Jared Wade, 8points9seconds, (@Jared_Wade): Back then, Roy Hibbert wouldn’t have made any real difference on the offensive end. But over the past three weeks, he has rediscovered his ability to score from the block by using his hulking frame to establish post position and make fluid, on-balance post moves. That’s the key for him: balance and staying in control. With DeAndre Jordan likely to be comfortable staying on his back as he fights for space and trying to contest more than prevent shots, Hibbert could have a big night.
Jovan Buha, (@jovanbuha): A massive difference, literally. Hibbert is the Pacers’ defensive anchor and rim protector – it’s difficult to score when a 7-foot-2 mammoth is guarding the paint (and rarely leaving it). The Pacers are 7.2 points per 100 possessions better offensively with him on the floor, and 3.0 points per 100 possessions better defensively (+10.2 net rating), so he makes a notable difference.
Seerat Sohi, (@DamianTrillard): While Ian Mahinmi did an admirable job on defense the last time these teams met, he’s not the anchor that Roy Hibbert is. Not to mention, the combination of Hibbert and David West should keep Blake Griffin and DeAndre Jordan busy all night long.
2. How might the Pacers’ height affect the way the Clippers play?
Wade: The Lob City opportunities won’t be plentiful. Roy Hibbert stays guarding the rim and shouldn’t veer far from the restricted area if DeAndre Jordan’s jump shot is the only threat to draw him away. Between that and the perimeter guys contesting all three-point looks, it should force the Clippers to become more midrange-jumper oriented.
Buha: Indiana is second in blocks per 100 possessions and first in opponent field goal percentage within 10 feet of the basket – basically, it’s not going to allow a lot of lobs and highlight-reel plays. The Pacers also have the type of long and physical defenders that can distribute the flow of L.A.’s offense, so the Clippers are going to have to grind this one out and pull out some tricks.
Sohi: Hibbert, standing at 7-foot-3, should do a good job of keeping the Clippers on the perimeter for the majority of the night.

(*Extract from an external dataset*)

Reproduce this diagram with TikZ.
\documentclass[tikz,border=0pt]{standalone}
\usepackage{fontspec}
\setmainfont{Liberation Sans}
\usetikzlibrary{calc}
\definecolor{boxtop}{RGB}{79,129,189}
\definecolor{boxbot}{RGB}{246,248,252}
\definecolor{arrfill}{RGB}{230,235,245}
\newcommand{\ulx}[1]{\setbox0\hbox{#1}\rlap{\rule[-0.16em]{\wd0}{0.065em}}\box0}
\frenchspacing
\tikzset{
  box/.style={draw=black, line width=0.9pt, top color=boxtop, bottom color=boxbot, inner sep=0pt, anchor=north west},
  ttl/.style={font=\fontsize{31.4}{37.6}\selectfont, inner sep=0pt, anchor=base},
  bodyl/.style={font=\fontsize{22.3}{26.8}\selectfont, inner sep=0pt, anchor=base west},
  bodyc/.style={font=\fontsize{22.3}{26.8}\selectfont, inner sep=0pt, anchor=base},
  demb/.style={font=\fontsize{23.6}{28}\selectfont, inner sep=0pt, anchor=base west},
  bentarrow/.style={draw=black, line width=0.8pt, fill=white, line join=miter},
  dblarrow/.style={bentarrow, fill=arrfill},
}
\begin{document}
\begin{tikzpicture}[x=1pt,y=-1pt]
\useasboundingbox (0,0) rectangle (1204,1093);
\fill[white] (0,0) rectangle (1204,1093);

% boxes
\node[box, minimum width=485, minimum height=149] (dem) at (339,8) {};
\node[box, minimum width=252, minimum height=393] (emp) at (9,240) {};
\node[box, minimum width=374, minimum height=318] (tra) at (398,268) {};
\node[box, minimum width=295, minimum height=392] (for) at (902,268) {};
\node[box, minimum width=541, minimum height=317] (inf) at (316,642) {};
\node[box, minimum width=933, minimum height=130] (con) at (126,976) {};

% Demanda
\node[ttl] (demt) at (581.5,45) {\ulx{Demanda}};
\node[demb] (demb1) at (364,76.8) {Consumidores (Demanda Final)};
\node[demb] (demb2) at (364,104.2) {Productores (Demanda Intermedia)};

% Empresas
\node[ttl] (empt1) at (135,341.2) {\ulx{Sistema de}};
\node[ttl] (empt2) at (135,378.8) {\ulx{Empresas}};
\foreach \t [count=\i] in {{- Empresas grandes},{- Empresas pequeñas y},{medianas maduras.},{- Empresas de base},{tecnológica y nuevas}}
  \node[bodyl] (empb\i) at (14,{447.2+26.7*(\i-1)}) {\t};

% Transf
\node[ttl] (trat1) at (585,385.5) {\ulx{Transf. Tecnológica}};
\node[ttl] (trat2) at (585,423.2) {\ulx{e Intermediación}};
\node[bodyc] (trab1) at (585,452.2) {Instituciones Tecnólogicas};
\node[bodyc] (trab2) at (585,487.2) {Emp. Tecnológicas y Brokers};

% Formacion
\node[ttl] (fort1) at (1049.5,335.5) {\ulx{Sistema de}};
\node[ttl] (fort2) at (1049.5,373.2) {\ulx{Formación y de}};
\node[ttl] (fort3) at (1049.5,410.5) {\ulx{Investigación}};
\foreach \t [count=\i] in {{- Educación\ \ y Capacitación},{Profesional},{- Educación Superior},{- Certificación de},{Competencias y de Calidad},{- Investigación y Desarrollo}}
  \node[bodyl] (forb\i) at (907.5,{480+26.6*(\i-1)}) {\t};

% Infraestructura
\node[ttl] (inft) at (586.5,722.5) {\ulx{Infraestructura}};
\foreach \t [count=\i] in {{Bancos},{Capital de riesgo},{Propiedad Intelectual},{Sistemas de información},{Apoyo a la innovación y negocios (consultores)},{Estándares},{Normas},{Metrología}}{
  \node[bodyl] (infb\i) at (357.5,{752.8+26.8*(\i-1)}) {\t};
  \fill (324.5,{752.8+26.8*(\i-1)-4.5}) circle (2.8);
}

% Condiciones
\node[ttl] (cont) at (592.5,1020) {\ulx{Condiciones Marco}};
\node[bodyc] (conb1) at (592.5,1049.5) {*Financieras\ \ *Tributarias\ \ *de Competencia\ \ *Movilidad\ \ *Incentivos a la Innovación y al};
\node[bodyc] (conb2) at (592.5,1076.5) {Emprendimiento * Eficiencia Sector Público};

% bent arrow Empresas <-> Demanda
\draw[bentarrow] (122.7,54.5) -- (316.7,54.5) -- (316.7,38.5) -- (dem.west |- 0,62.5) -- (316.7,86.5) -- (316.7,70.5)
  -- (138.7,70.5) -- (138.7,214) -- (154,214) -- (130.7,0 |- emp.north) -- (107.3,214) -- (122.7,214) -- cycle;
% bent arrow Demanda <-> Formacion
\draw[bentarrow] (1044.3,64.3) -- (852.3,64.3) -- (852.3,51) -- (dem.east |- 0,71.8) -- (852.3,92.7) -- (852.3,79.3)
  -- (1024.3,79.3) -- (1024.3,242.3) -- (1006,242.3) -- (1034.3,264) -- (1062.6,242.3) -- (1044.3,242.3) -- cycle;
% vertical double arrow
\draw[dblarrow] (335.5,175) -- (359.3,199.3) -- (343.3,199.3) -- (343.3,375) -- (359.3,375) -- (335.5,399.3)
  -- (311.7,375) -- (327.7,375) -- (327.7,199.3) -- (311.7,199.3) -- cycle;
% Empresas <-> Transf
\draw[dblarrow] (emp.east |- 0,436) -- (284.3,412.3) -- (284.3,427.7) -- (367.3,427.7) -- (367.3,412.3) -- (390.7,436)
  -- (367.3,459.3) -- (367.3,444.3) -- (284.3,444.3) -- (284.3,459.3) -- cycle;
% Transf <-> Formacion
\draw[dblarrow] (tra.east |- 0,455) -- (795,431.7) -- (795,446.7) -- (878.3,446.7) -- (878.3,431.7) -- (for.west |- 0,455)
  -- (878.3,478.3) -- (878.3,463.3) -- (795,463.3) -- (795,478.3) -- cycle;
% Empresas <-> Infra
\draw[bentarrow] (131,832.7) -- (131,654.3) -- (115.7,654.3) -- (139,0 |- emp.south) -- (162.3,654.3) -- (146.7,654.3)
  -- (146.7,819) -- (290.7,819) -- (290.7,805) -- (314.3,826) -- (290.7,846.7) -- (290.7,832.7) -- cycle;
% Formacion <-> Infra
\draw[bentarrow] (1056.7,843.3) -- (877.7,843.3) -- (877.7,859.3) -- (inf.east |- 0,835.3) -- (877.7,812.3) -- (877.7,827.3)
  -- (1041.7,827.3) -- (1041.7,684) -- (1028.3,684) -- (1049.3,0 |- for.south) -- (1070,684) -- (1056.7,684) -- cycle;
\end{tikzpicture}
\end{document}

However, he tends to play the pick and roll flat. It’ll be interesting to see how the Pacers will adjust to Chris Paul’s pick and roll throughout the game.
3. Better play: Blake Griffin pick-and-roll or David West pick-and-pop?

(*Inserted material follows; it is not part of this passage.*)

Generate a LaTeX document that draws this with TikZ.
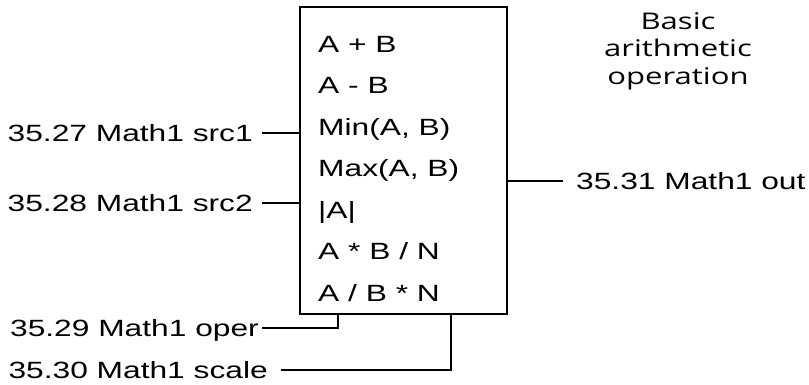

Wade: Good question. Love both, but I’m a sucker for unreal dunks just like everyone else not named Mozgov, so Blake it is. Although, I think if I needed two points with 15 seconds left and Chris Paul couldn’t be involved, I would be more confident with West as the screener in the pick and roll. There are just more options and, worst case, he can get off a contested jumper that he can still make.

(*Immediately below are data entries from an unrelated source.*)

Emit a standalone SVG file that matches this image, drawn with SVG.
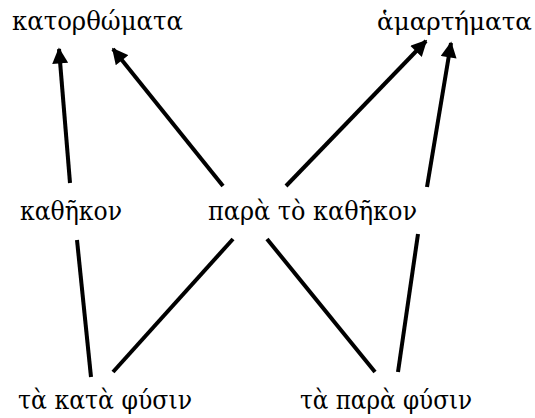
<svg xmlns="http://www.w3.org/2000/svg" width="535" height="418" viewBox="0 0 535 418">
<style>
text{font-family:"DejaVu Serif",serif;font-size:26px;fill:#000}
#hamartemata text{font-size:24.5px}
.c line{stroke:#000;stroke-width:4;stroke-linecap:butt}
</style>
<defs>
<marker id="ah" viewBox="0 0 10 10" refX="9" refY="5" markerWidth="4.2" markerHeight="4" orient="auto" markerUnits="strokeWidth">
<path d="M0,0 L10,5 L0,10 Z" fill="#000"/>
</marker>
</defs>
<rect width="535" height="418" fill="#fff"/>
<g class="c" id="connectors">
<line x1="70" y1="183" x2="59" y2="49" marker-end="url(#ah)"/>
<line x1="223" y1="186" x2="113" y2="49" marker-end="url(#ah)"/>
<line x1="286" y1="186" x2="426" y2="41" marker-end="url(#ah)"/>
<line x1="427" y1="187" x2="451" y2="43" marker-end="url(#ah)"/>
<line x1="91" y1="377" x2="77" y2="240"/>
<line x1="113" y1="372" x2="233" y2="239"/>
<line x1="375" y1="372" x2="267" y2="239"/>
<line x1="398" y1="372" x2="418" y2="234"/>
</g>
<g id="katorthomata"><text x="12" y="30" textLength="171" lengthAdjust="spacingAndGlyphs">κατορθώματα</text></g>
<g id="hamartemata"><text x="377" y="30" textLength="155" lengthAdjust="spacingAndGlyphs">ἁμαρτήματα</text></g>
<g id="kathekon"><text x="20" y="220" textLength="102" lengthAdjust="spacingAndGlyphs">καθῆκον</text></g>
<g id="para-to-kathekon"><text x="208" y="220" textLength="209" lengthAdjust="spacingAndGlyphs">παρὰ τὸ καθῆκον</text></g>
<g id="ta-kata-physin"><text x="18" y="409" textLength="174" lengthAdjust="spacingAndGlyphs">τὰ κατὰ φύσιν</text></g>
<g id="ta-para-physin"><text x="300" y="409" textLength="172" lengthAdjust="spacingAndGlyphs">τὰ παρὰ φύσιν</text></g>
</svg>
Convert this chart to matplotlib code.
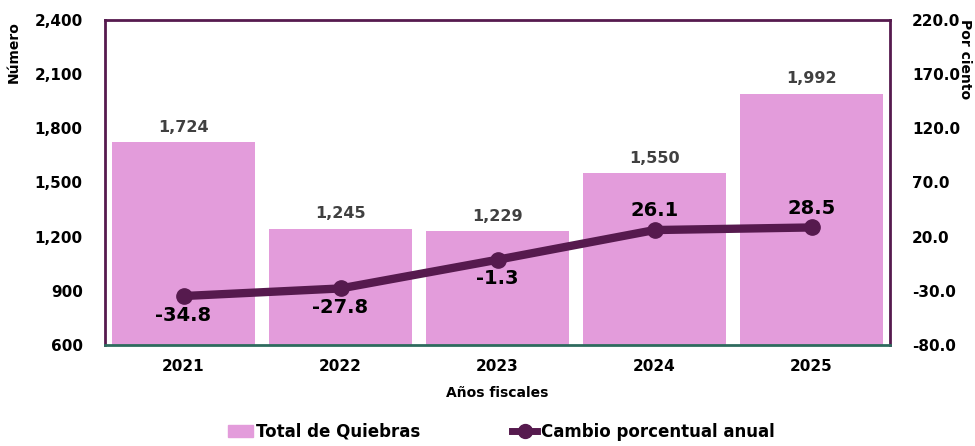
import matplotlib
matplotlib.use("Agg")
import matplotlib.pyplot as plt
from matplotlib.lines import Line2D
from matplotlib.patches import Patch

years = ["2021", "2022", "2023", "2024", "2025"]
totals = [1724, 1245, 1229, 1550, 1992]
pct_change = [-34.8, -27.8, -1.3, 26.1, 28.5]

BAR = "#e39cdb"
LINE = "#561a4e"
plt.rcParams['font.family'] = ['DejaVu Sans']
plt.rcParams['font.weight'] = 'bold'

fig = plt.figure(figsize=(9.75, 4.46), dpi=100)
ax = fig.add_axes([105/975, 1-345/446, 785/975, 325/446])
x = list(range(len(years)))
ax.bar(x, totals, width=0.91, color=BAR, zorder=2)
ax.set_xlim(-0.5, 4.5)
ax.set_ylim(600, 2400)
ax.set_yticks(range(600, 2401, 300))
ax.set_yticklabels([f"{v:,}" for v in range(600, 2401, 300)])
ax.set_xticks(x)
ax.set_xticklabels(years)
ax.tick_params(axis='both', length=0, labelsize=11, pad=10)
ax.tick_params(axis='y', pad=16)
for xi, v in zip(x, totals):
    ax.text(xi, v + 40, f"{v:,}", ha='center', va='bottom', fontsize=11.5,
            color="#404040", fontweight='bold')
ax.set_xlabel("Años fiscales", fontsize=10, fontweight='bold', labelpad=9)
ax.set_ylabel("Número", fontsize=10, fontweight='bold')
ax.yaxis.set_label_coords(-0.107, 0.9)
for s in ['left', 'top', 'right']:
    ax.spines[s].set_color(LINE)
    ax.spines[s].set_linewidth(2)
ax.spines['bottom'].set_color("#2e6b5e")
ax.spines['bottom'].set_linewidth(2)

ax2 = ax.twinx()
ax2.set_ylim(-80, 220)
ax2.set_yticks(range(-80, 221, 50))
ax2.set_yticklabels([f"{v:.1f}" for v in range(-80, 221, 50)])
ax2.tick_params(axis='y', length=0, labelsize=11, pad=16)
ax2.plot(x, pct_change, color=LINE, lw=6, marker='o', markersize=11, zorder=3)
for xi, v in zip(x, pct_change):
    if v < 0:
        ax2.text(xi, v - 9, f"{v:.1f}", ha='center', va='top', fontsize=14,
                 fontweight='bold', color='black')
    else:
        ax2.text(xi, v + 9, f"{v:.1f}", ha='center', va='bottom', fontsize=14,
                 fontweight='bold', color='black')
ax2.set_ylabel("Por ciento", fontsize=10, fontweight='bold', rotation=270)
ax2.yaxis.set_label_coords(1.105, 0.88)
for s in ax2.spines.values():
    s.set_visible(False)

handles = [Patch(color=BAR), Line2D([0], [0], color=LINE, lw=5, marker='o', markersize=10)]
fig.legend(handles, ["Total de Quiebras", "Cambio porcentual anual"], loc='lower center',
           bbox_to_anchor=(0.514, -0.022), ncol=2, frameon=False, fontsize=12,
           columnspacing=5.5, handlelength=1.5, handletextpad=0.2)

fig.savefig("out.png", dpi=100)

Buha: Blake Griffin pick-and-roll. I’d take Griffin’s shooting at the rim (73.1 percent) over West’s shooting on mid-range jumpers (48.9 percent from 15-19 feet). That says more about Griffin’s finishing ability than West’s jump-shooting (he’s among the best, of course). Also, dunks are awesome.
Sohi: It all depends on the movement before the play. If both plays are executed to perfection, Griffin rolling is easily the more efficient play, especially when you consider that the second option after a Griffin jam is generally a wide open corner three.